Their commonalities are purely surface, and include some pretty horrible attempts at speaking Russian. On The Americans, neither of the leads are native speakers, though all of the actors playing KGB agents at the Rezidentura are, and hearing them talking to each other is pretty jarring. On Allegiance, Margarita Levieva, who plays oldest daughter Natalie, was born in then-Leningrad and, like many Soviet Jews – including myself – moved to the States as a child. Her Russian is perfect. Hope Davis’, who plays her mother… isn’t. And, of course, there is the matter of the subtitles. On both shows, the translations are flawed, at best, complete fictions, at worst. Sometimes the dialogue only matches on the most surface of levels, but idioms and nuances are inevitably lost.

The differences, however, are key. On The Americans, “Elizabeth” and “Phillip” a.k.a. Nadezhda and Misha, are trained spies, recruited at young age and set up in the US with stolen documents as a phony married couple. Their children, Paige and Henry, are merely part of their cover story, as much tools as the employees at the travel agency they supposedly run.

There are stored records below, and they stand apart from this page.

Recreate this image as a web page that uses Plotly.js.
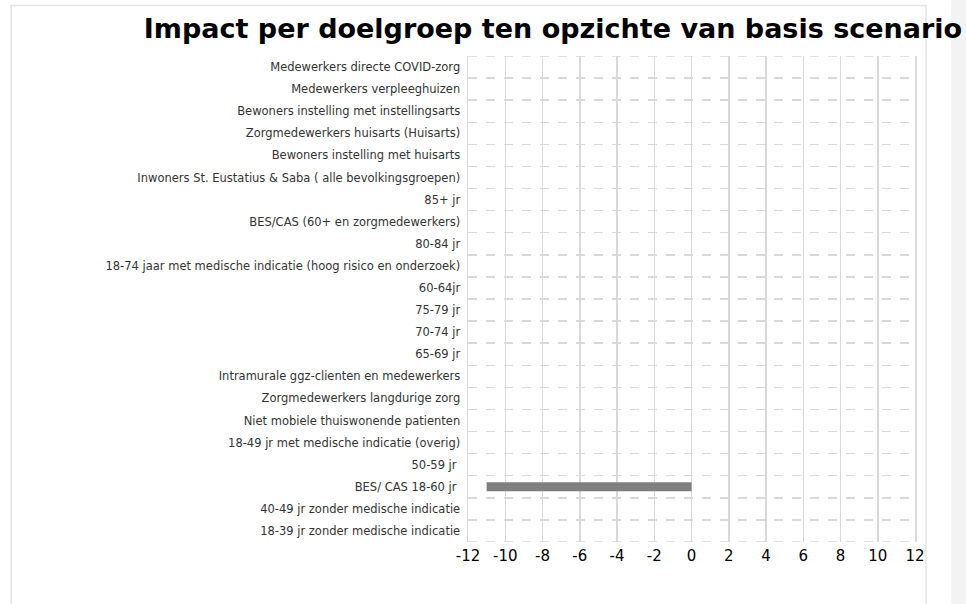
<!DOCTYPE html>
<html>
<head>
<meta charset="utf-8">
<script src="https://cdn.plot.ly/plotly-3.0.1.min.js"></script>
<style>html,body{margin:0;padding:0;background:#fff;}#chart{width:966px;height:604px;}</style>
</head>
<body>
<div id="chart"></div>
<script>
const categories = [
  "Medewerkers directe COVID-zorg",
  "Medewerkers verpleeghuizen",
  "Bewoners instelling met instellingsarts",
  "Zorgmedewerkers huisarts (Huisarts)",
  "Bewoners instelling met huisarts",
  "Inwoners St. Eustatius & Saba ( alle bevolkingsgroepen)",
  "85+ jr",
  "BES/CAS (60+ en zorgmedewerkers)",
  "80-84 jr",
  "18-74 jaar met medische indicatie (hoog risico en onderzoek)",
  "60-64jr",
  "75-79 jr",
  "70-74 jr",
  "65-69 jr",
  "Intramurale ggz-clienten en medewerkers",
  "Zorgmedewerkers langdurige zorg",
  "Niet mobiele thuiswonende patienten",
  "18-49 jr met medische indicatie (overig)",
  "50-59 jr ",
  "BES/ CAS 18-60 jr ",
  "40-49 jr zonder medische indicatie",
  "18-39 jr zonder medische indicatie"
];
const impact = [0,0,0,0,0,0,0,0,0,0,0,0,0,0,0,0,0,0,0,-11,0,0];
const xTicks = [-12,-10,-8,-6,-4,-2,0,2,4,6,8,10,12];
const titleText = "Impact per doelgroep ten opzichte van basis scenario";

const trace = {
  type: 'bar',
  orientation: 'h',
  x: impact,
  y: categories,
  marker: {color: '#7f7f7f'},
  hoverinfo: 'x+y'
};

const dashLine = (yv) => ({type: 'line', xref: 'paper', yref: 'y', x0: 0, x1: 1, y0: yv, y1: yv,
  line: {color: '#d9d9d9', width: 1.5, dash: 'dash'}, layer: 'below'});

const layout = {
  width: 966, height: 604,
  paper_bgcolor: '#ffffff', plot_bgcolor: '#ffffff',
  margin: {l: 468, r: 51, t: 56, b: 62},
  showlegend: false,
  bargap: 0.6,
  title: {
    text: '<b>' + titleText + '</b>',
    font: {family: 'DejaVu Sans', size: 27, color: '#000'},
    x: 0.996, xanchor: 'right', xref: 'container', y: 0.952, yanchor: 'middle'
  },
  xaxis: {
    range: [-12, 12],
    tickmode: 'array', tickvals: xTicks, ticktext: xTicks.map(String),
    showgrid: true, gridcolor: '#d9d9d9', gridwidth: 1.5,
    zeroline: false, showline: false, ticks: '', ticklabelstandoff: 3,
    tickfont: {family: 'DejaVu Sans', size: 15, color: '#000'},
    fixedrange: true
  },
  yaxis: {
    type: 'category',
    range: [21.5, -0.5],
    tickson: 'boundaries',
    showgrid: true, gridcolor: '#d9d9d9', gridwidth: 1.5, griddash: 'dash',
    showline: true, mirror: true, linecolor: '#d9d9d9', linewidth: 1.5,
    ticks: '', ticklabelstandoff: 4,
    tickfont: {family: 'DejaVu Sans', size: 11.5, color: '#333'},
    fixedrange: true
  },
  shapes: [
    {type: 'rect', xref: 'paper', yref: 'paper', x0: -1.022, x1: 1.0246, y0: -0.3, y1: 1.104,
     line: {color: '#e3e3e3', width: 1.5}, fillcolor: 'rgba(0,0,0,0)', layer: 'below'},
    {type: 'rect', xref: 'paper', yref: 'paper', x0: 1.0805, x1: 1.2, y0: -0.3, y1: 1.3,
     line: {width: 0}, fillcolor: '#f3f3f3', layer: 'below'},
    dashLine(-0.5), dashLine(21.5)
  ]
};

Plotly.newPlot('chart', [trace], layout, {displayModeBar: false, staticPlot: true});
</script>
</body>
</html>
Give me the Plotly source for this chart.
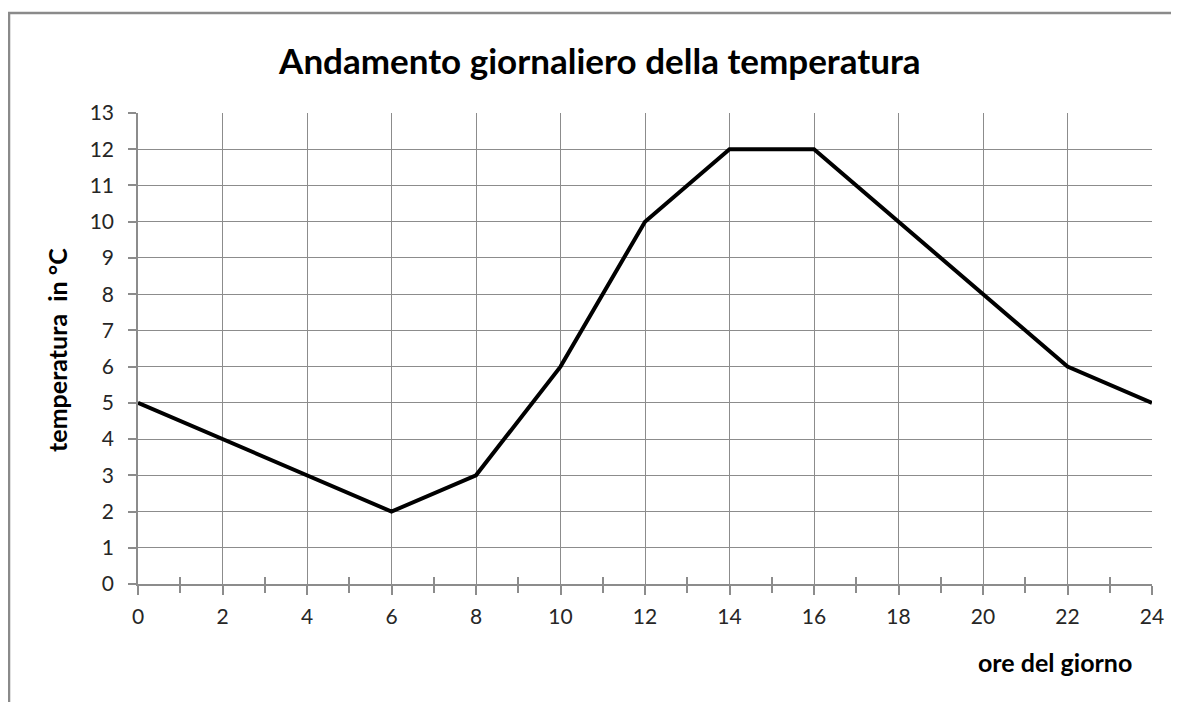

On Allegiance, Katya was a Russian agent sent to recruit American engineer, Mark, (a fact that prompted my American engineer husband to look at me with suspicion). The two ended up falling in love, getting married, and raising a family in the US – while continuing to spy as a team. Katya isn’t pretending to be a wholesome, all-American housewife. She’s supposed to be a Russian immigrant, so the family speaks Russian, and celebrates Russian Orthodox holidays (nevertheless, my 15 year old refused to believe any real Russians would be so blasé about the youngest daughter getting a “D” in math). Oh and, along the way, they recruit their oldest child to be a spy, too.

It’s the middle son, Alex, however, who is the centerpiece of the story. Alex is an up-and-coming analyst with the CIA (though, like with all of TV’s attempts to portray an intellectually gifted individual, they make the usual mistake and/or lazy writing of demonstrating it by having him spout obscure facts and be socially awkward). Katya and Mark’s handlers want an oblivious Alex to start spying for them, too. Or else!

And this is where Allegiance dovetails so beautifully with The Americans.  The theme of the latter show’s third season has been Phillip and Elizabeth’s conflict over recruiting daughter Paige to their cause. (Apparently, even in this, poor, neglected Henry gets the shaft.) Elizabeth is all for it. Phillip is wildly against it. Elizabeth thinks it will give her moody teen a life purpose and bring the two of them closer together. Phillip thinks their sheltered, innocent American princess would shatter from living a lie.